Certes, c’est là du Wordsworth. Mais est-ce tout Wordsworth ? Est-ce même le meilleur de Wordsworth ? Il serait téméraire de le prétendre.

Cependant l’opinion de Sainte-Beuve a eu chez nous force de loi. Il l’a prêchée au petit cénacle de « Wordsworthiens » qu’il a réussi à créer autour de lui. Il a formé quelques confrères en lakisme. C’est un lakist convaincu que cet abbé Roussel, vicaire dans une petite paroisse des Vosges, qui lui envoie un jour, comme il dit, « des fruits du petit jardin que vous avez créé dans ce maigre terrain de nos montagnes, qui ne sont pas, il s’en faut, celles du Westmoreland. » Et le bon abbé ajoute : « Que je serais heureux si mon panier avait gardé un peu de sa saveur primitive, si mes vers vous rappelaient Wordsworth autrement que par le titre ! » Par malheur, ce sont de pauvres traductions que celle de l’excellent abbé, et j’ai peur que son Wordsworth ne ressemble un peu trop à l’auteur d’Estelle et Némorin.

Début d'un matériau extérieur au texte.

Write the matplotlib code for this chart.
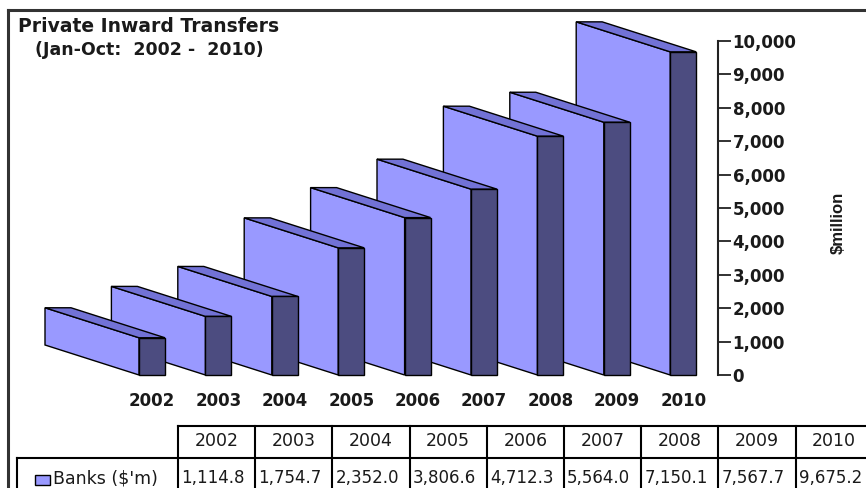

Plus dignes de suivre Sainte-Beuve dans sa tentative étaient Maurice de Guérin et son ami le poète Hippolyte de la Morvonnais. Tous deux avaient été initiés, semble-t-il, par lui. Tous deux s’étaient convertis sans effort, et comme par un naturel instinct, à cette poésie si pleine d’âme. Je ne sais si Wordsworth a jamais été plus goûté parmi nous que dans le petit cénacle poétique du Val de l’Arguenon. C’est bien un lakist que Maurice de Guérin dans plus d’une page de ses œuvres, tant par le sentiment vif d’une nature familière que par l’intensité de l’émotion morale ; et quant à l’auteur, aujourd’hui bien oublié, de la Thébaïde des Grèves, il avait projeté, semble-t-il, quelque publication sur celui que son maître appelait « ce grand et pacifique esprit, ce patriarche de la Muse intime ». Il alla même voir le dieu dans sa solitude de Rydal Mount. Il se promit de le faire connaître en France, aux dépens de ce Byron tant goûté, qu’il trouvait « trop emphatique, trop solennel, pas assez près de la nature. » Il faut l’entendre parler avec l’émotion du disciple de son « Wordsworth tant aimé, »


Celui dont la mystique et profonde harmonie
Sonne pour les élus des poétiques dons
Et soulève mon âme en ses grands abandons.